*WORK INSTRUCTIONS*:
Extract all of the entries and give them again, word for word.

*MATERIAL PROVIDED*:

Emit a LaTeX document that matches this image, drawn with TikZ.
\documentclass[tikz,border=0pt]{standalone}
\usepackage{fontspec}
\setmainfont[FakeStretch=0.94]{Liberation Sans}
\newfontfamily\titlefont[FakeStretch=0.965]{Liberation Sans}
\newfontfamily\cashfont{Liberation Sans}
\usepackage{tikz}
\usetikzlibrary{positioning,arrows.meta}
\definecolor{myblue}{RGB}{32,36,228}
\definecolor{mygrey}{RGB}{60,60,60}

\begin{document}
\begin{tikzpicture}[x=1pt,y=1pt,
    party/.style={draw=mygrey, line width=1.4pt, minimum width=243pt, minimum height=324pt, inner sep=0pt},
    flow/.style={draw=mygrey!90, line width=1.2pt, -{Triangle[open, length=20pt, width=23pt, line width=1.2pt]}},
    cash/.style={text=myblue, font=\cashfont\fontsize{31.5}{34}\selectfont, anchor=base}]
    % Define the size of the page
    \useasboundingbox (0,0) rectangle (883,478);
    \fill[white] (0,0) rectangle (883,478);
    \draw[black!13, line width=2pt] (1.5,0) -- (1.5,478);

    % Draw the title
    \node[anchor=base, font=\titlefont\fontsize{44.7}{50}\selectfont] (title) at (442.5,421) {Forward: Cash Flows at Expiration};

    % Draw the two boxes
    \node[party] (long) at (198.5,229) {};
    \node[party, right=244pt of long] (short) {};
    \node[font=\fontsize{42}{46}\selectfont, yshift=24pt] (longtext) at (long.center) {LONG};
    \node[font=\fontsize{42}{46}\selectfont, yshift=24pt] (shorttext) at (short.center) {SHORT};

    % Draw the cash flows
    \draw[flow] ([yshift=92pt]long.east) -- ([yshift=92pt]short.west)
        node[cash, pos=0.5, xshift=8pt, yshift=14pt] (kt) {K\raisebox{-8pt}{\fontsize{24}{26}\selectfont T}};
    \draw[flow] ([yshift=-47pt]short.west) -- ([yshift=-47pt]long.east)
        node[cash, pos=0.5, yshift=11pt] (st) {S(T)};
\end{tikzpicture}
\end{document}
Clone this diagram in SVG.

*THE SOLUTION*:
Emit a LaTeX document that matches this image, drawn with TikZ.
\documentclass[tikz,border=0pt]{standalone}
\usepackage{fontspec}
\setmainfont[FakeStretch=0.94]{Liberation Sans}
\newfontfamily\titlefont[FakeStretch=0.965]{Liberation Sans}
\newfontfamily\cashfont{Liberation Sans}
\usepackage{tikz}
\usetikzlibrary{positioning,arrows.meta}
\definecolor{myblue}{RGB}{32,36,228}
\definecolor{mygrey}{RGB}{60,60,60}

\begin{document}
\begin{tikzpicture}[x=1pt,y=1pt,
    party/.style={draw=mygrey, line width=1.4pt, minimum width=243pt, minimum height=324pt, inner sep=0pt},
    flow/.style={draw=mygrey!90, line width=1.2pt, -{Triangle[open, length=20pt, width=23pt, line width=1.2pt]}},
    cash/.style={text=myblue, font=\cashfont\fontsize{31.5}{34}\selectfont, anchor=base}]
    % Define the size of the page
    \useasboundingbox (0,0) rectangle (883,478);
    \fill[white] (0,0) rectangle (883,478);
    \draw[black!13, line width=2pt] (1.5,0) -- (1.5,478);

    % Draw the title
    \node[anchor=base, font=\titlefont\fontsize{44.7}{50}\selectfont] (title) at (442.5,421) {Forward: Cash Flows at Expiration};

    % Draw the two boxes
    \node[party] (long) at (198.5,229) {};
    \node[party, right=244pt of long] (short) {};
    \node[font=\fontsize{42}{46}\selectfont, yshift=24pt] (longtext) at (long.center) {LONG};
    \node[font=\fontsize{42}{46}\selectfont, yshift=24pt] (shorttext) at (short.center) {SHORT};

    % Draw the cash flows
    \draw[flow] ([yshift=92pt]long.east) -- ([yshift=92pt]short.west)
        node[cash, pos=0.5, xshift=8pt, yshift=14pt] (kt) {K\raisebox{-8pt}{\fontsize{24}{26}\selectfont T}};
    \draw[flow] ([yshift=-47pt]short.west) -- ([yshift=-47pt]long.east)
        node[cash, pos=0.5, yshift=11pt] (st) {S(T)};
\end{tikzpicture}
\end{document}
Clone this diagram in SVG.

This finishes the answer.